DATASET SECTION ▸
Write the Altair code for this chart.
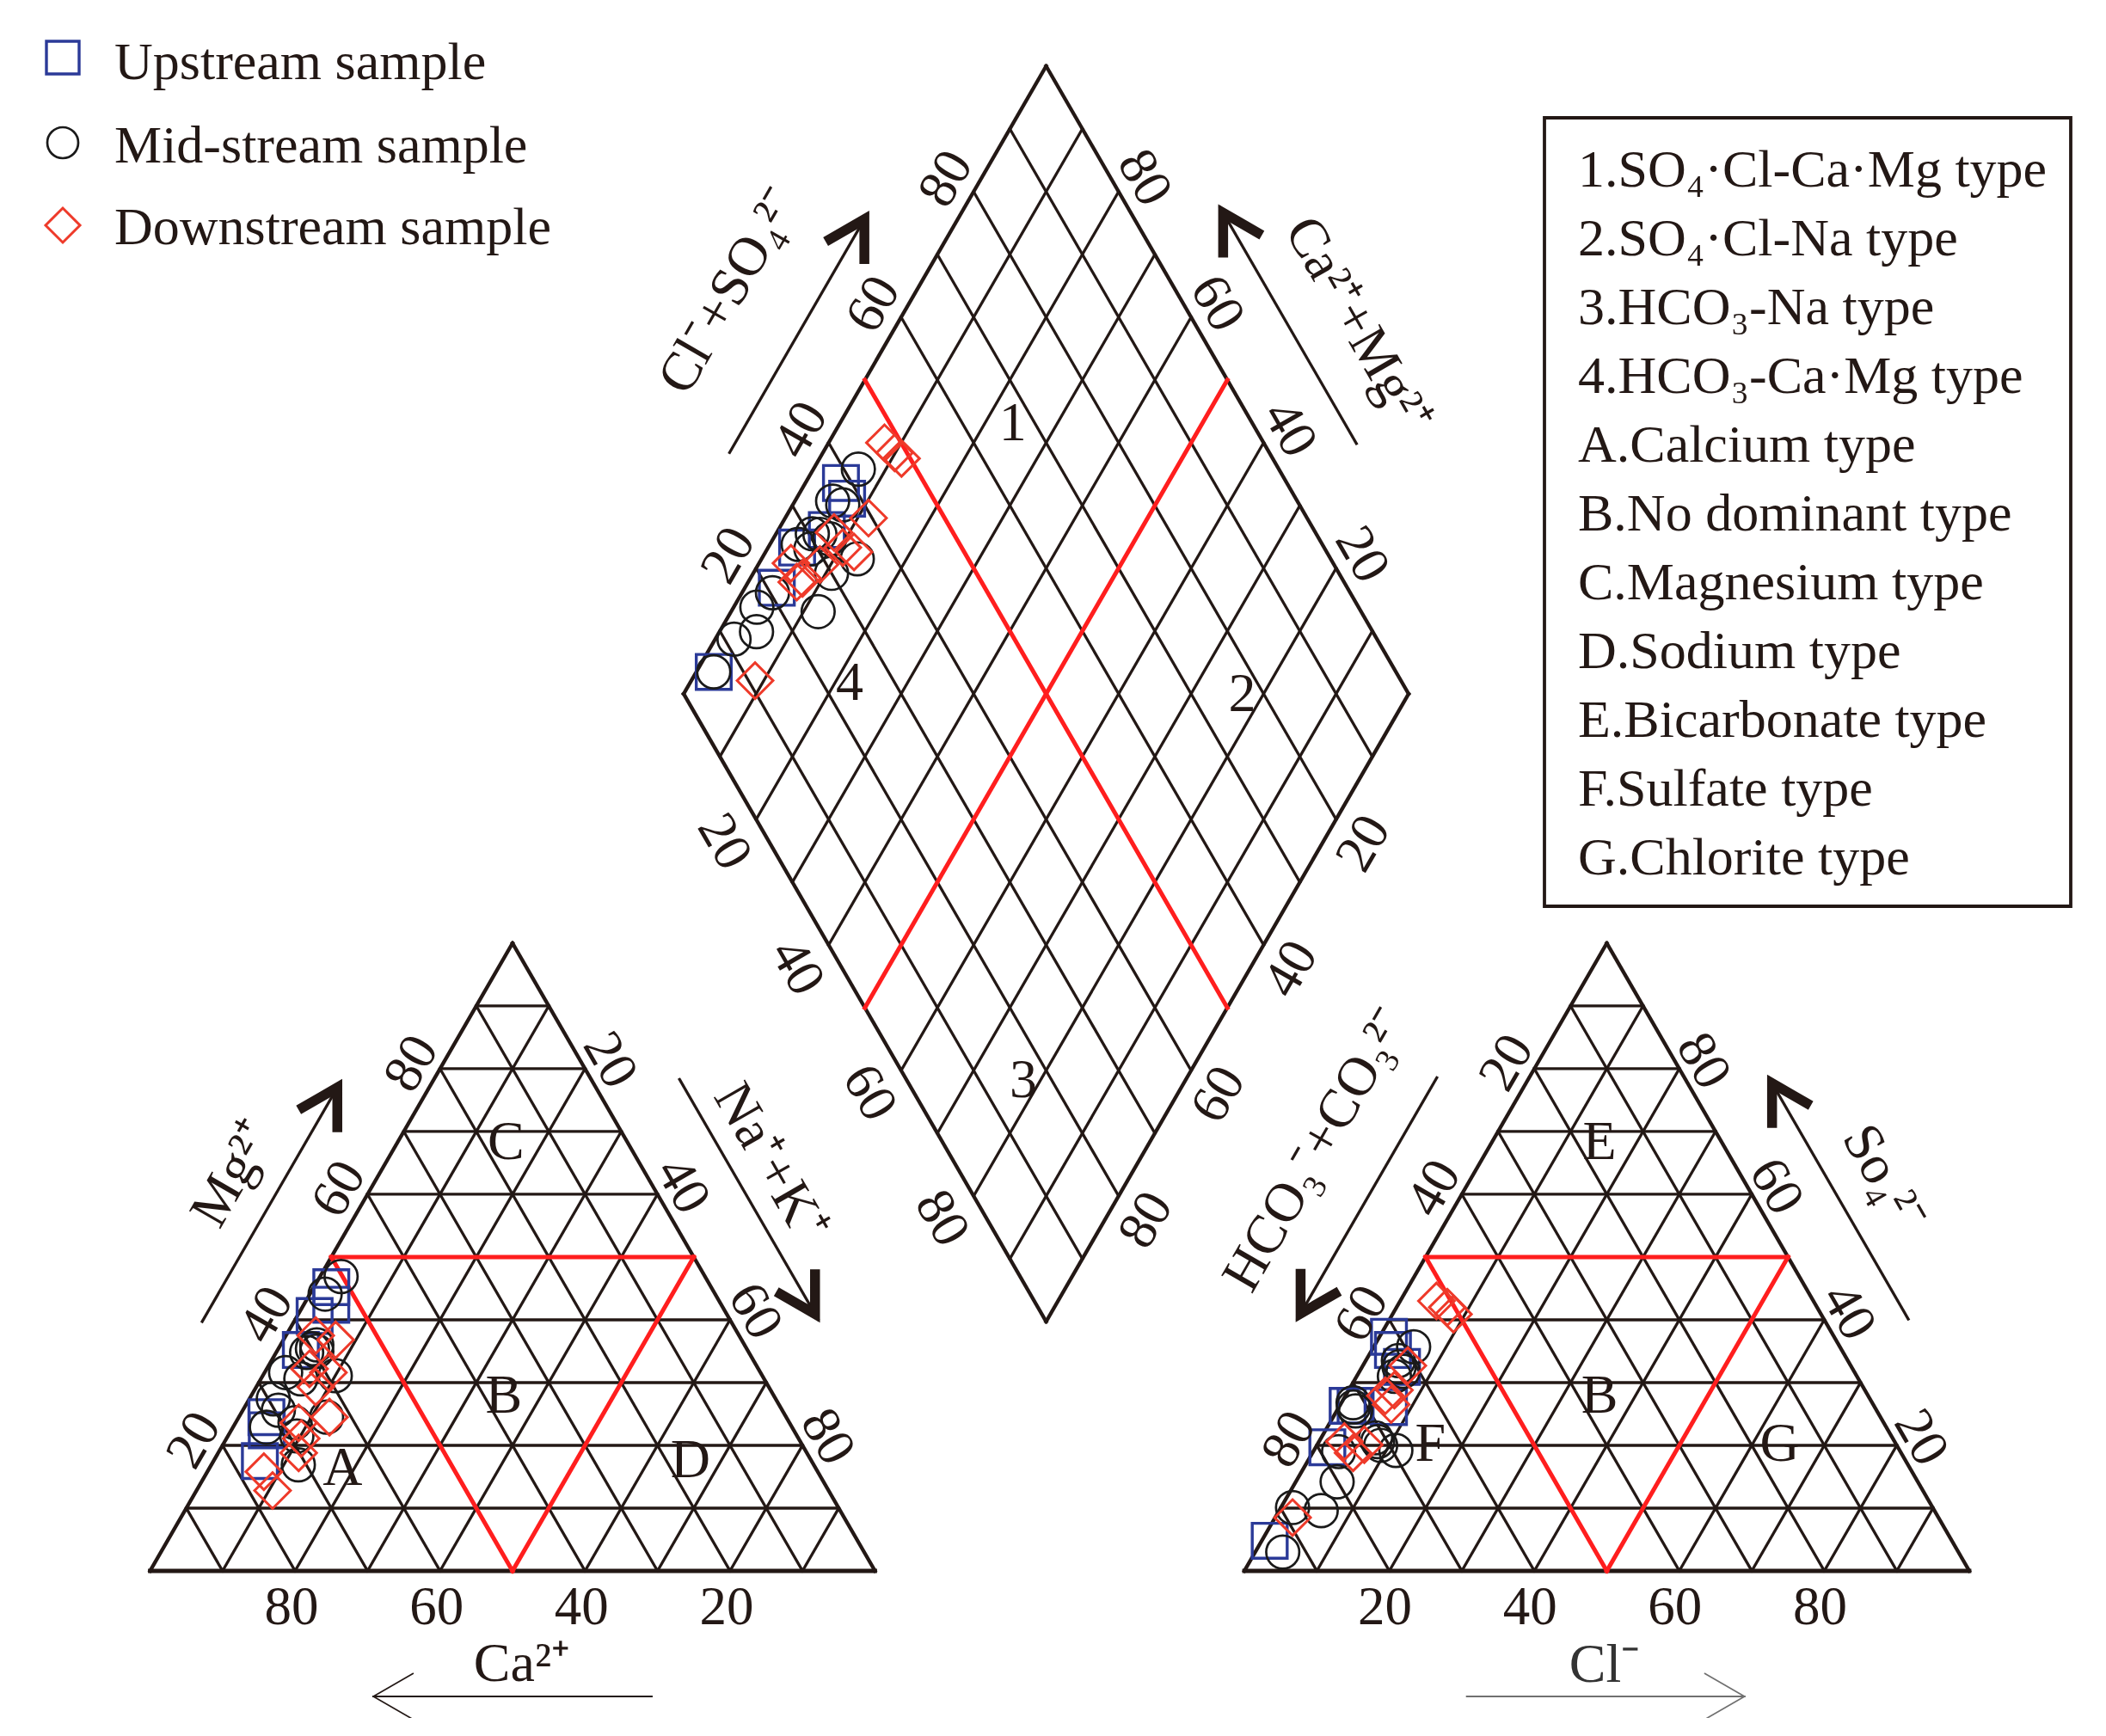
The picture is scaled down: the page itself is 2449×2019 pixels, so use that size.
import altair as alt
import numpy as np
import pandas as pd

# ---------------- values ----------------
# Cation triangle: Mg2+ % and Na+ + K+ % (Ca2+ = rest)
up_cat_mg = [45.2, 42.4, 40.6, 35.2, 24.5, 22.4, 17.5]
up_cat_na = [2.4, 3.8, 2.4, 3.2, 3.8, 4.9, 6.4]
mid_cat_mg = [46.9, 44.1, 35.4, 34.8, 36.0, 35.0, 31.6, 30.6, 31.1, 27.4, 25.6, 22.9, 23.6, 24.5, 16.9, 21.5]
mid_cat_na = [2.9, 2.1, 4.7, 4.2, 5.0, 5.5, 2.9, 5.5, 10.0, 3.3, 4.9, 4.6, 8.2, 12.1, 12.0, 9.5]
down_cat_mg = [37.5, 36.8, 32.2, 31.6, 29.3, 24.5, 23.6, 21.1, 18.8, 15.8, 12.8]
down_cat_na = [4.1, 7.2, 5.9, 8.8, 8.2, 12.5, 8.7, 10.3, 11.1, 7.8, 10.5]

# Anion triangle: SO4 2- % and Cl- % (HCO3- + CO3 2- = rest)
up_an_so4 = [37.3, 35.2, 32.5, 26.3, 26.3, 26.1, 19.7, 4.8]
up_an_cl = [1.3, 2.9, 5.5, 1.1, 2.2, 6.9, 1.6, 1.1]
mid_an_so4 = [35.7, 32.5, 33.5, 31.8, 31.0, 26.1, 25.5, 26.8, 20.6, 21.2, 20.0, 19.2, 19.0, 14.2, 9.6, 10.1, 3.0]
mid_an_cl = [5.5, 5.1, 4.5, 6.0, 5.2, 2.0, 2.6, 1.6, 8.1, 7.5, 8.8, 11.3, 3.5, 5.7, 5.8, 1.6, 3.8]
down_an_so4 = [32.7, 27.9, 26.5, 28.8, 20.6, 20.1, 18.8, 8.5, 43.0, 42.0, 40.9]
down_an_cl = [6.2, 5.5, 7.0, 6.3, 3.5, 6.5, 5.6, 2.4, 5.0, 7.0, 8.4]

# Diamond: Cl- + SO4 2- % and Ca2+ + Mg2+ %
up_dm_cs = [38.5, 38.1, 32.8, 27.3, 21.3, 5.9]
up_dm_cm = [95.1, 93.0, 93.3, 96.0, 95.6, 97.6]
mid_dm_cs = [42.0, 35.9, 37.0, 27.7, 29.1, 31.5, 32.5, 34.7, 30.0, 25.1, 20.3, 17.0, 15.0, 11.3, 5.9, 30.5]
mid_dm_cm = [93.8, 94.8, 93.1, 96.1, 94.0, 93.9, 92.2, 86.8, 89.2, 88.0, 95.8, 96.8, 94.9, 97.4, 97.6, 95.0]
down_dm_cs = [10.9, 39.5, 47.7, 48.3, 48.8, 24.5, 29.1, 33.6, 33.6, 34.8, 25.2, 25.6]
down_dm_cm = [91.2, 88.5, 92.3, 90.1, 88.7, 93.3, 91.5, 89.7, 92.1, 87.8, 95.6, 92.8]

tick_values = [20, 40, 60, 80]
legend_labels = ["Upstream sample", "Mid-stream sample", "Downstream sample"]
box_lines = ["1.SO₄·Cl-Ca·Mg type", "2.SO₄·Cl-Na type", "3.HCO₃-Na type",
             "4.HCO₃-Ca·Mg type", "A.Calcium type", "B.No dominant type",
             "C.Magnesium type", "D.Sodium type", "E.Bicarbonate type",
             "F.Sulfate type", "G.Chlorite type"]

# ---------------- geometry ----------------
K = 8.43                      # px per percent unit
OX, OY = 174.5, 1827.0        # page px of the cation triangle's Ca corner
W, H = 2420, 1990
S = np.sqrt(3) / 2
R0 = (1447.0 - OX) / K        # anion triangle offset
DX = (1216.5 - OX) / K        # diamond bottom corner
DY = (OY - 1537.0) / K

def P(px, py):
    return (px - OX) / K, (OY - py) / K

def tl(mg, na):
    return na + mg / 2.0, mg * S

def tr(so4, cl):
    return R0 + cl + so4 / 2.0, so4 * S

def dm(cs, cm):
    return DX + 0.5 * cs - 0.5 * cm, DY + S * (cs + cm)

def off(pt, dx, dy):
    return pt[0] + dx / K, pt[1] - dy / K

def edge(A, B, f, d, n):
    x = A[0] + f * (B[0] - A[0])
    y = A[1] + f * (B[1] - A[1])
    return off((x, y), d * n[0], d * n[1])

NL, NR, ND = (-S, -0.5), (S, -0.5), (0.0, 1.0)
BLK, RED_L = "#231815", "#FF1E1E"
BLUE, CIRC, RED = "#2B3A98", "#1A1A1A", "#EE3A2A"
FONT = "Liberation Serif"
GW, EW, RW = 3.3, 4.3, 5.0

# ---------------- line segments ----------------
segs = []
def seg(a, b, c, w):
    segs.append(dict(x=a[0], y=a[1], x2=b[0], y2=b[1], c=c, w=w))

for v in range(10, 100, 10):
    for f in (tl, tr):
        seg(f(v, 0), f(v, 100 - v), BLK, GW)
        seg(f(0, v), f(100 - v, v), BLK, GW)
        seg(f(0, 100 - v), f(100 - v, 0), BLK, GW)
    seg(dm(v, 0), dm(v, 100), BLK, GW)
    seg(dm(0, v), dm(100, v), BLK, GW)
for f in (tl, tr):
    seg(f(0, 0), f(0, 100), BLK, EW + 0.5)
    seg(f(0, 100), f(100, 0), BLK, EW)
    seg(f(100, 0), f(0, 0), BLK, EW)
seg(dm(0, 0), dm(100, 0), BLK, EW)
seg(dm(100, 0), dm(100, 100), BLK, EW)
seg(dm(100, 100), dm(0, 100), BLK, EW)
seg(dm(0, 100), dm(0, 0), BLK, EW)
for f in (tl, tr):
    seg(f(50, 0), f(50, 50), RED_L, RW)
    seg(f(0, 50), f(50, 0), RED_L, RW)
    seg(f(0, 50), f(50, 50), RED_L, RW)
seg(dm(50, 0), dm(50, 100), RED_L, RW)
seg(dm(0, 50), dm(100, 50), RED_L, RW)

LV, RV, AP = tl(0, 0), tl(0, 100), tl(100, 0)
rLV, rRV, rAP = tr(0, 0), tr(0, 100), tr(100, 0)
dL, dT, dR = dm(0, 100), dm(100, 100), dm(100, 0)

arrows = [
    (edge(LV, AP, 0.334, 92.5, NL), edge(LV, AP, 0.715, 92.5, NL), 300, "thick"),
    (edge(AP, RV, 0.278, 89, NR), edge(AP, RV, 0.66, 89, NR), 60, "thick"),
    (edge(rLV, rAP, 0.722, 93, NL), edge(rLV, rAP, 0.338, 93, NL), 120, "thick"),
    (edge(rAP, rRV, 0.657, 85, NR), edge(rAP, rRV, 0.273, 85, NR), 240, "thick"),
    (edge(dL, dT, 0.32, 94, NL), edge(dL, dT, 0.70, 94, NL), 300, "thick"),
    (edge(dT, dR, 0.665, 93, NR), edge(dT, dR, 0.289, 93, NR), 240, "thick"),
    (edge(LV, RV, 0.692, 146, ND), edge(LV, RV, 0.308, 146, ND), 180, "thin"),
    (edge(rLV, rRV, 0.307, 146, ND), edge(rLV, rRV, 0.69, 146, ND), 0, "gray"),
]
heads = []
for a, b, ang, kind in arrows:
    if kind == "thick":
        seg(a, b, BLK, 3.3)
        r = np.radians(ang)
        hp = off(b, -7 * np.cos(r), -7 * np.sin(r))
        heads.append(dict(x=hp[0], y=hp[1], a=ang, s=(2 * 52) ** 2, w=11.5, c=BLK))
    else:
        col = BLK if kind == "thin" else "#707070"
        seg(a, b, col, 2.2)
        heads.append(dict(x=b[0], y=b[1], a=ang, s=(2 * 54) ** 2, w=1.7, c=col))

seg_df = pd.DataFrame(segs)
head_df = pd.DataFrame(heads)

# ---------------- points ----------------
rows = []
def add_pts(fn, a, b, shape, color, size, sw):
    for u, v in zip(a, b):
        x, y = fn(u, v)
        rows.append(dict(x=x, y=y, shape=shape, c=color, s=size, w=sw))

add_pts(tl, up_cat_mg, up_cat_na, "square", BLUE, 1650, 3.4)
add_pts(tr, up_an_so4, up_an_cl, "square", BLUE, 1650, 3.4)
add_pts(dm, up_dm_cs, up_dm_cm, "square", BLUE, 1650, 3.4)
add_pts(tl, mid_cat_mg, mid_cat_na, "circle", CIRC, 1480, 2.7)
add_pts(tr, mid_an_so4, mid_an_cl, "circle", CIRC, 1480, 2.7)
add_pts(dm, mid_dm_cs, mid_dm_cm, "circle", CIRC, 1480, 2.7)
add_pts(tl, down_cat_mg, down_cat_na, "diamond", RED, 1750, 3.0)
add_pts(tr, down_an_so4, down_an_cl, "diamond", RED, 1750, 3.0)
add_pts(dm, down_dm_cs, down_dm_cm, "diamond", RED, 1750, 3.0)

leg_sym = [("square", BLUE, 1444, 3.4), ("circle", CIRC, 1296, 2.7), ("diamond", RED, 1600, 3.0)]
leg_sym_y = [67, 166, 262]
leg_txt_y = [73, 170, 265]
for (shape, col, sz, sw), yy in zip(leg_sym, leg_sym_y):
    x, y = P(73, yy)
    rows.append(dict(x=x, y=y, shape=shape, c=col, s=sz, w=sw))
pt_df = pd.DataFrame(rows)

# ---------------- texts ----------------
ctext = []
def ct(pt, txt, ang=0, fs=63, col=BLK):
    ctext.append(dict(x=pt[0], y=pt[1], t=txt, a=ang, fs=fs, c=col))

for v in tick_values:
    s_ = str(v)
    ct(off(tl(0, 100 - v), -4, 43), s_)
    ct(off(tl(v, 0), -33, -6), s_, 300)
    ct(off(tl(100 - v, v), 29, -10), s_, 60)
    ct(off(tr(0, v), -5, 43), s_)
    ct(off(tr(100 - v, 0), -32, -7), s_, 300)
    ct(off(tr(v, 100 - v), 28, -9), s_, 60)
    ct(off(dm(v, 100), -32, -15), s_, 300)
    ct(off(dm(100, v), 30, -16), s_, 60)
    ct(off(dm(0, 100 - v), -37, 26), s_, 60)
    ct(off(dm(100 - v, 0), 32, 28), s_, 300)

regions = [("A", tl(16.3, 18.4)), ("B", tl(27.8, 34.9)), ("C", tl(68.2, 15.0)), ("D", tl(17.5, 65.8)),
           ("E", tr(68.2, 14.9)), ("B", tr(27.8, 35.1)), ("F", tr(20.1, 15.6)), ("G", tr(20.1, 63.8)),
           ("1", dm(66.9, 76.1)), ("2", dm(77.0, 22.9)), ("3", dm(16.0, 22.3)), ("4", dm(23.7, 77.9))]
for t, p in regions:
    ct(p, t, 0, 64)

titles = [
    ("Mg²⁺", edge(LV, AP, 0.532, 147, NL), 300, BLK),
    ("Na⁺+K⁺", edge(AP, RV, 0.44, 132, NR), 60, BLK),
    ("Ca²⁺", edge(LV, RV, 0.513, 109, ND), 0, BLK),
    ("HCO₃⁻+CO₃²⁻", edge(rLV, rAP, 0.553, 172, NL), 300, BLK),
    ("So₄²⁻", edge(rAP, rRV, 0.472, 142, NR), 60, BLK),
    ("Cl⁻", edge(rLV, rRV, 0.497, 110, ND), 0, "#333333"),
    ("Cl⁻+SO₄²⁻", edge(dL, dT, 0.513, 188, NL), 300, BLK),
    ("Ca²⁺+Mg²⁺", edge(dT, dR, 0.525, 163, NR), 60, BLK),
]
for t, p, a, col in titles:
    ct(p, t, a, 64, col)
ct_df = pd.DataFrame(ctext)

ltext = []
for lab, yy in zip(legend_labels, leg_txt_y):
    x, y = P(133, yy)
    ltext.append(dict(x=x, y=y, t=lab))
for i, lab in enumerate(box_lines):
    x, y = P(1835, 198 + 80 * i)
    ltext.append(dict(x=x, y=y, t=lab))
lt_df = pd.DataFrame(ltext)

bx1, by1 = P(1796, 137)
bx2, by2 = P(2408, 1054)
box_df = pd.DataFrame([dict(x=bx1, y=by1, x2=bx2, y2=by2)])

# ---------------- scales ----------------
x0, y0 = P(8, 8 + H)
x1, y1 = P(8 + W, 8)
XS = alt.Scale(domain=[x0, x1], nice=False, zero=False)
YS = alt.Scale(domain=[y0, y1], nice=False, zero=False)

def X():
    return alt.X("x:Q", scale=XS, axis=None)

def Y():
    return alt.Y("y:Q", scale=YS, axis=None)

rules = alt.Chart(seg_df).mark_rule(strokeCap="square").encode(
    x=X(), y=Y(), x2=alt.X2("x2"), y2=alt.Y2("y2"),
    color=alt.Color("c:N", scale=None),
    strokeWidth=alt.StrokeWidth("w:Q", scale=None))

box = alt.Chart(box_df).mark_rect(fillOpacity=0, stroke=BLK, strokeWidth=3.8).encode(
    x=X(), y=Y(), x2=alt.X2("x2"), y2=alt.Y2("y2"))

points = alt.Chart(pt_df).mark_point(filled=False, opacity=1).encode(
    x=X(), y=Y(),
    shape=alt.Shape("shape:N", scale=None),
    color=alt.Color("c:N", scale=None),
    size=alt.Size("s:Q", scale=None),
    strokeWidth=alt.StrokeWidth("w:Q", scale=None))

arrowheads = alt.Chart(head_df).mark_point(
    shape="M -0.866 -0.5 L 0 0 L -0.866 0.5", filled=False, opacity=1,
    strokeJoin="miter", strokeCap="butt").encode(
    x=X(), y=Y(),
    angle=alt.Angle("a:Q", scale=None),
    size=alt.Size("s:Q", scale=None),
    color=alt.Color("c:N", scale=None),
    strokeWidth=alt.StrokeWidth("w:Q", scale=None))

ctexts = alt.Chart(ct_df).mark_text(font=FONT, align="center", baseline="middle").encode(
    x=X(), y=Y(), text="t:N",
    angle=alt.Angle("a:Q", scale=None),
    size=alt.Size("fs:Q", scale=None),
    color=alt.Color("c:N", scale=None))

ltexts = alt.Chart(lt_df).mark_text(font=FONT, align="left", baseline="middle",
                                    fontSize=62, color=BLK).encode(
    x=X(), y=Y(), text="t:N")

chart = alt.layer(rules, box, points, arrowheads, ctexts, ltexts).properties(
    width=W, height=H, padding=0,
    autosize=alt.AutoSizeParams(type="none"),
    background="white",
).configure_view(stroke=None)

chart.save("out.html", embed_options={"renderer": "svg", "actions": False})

TASK OBJECTIVE ▸
From the top of the listing above, repeat each line exactly until you reach the line containing "import pandas as pd", and repeat that one too. Leave the pictures out.

SOLUTION TO THE EXERCISE ▸
Write the Altair code for this chart.
The picture is scaled down: the page itself is 2449×2019 pixels, so use that size.
import altair as alt
import numpy as np
import pandas as pd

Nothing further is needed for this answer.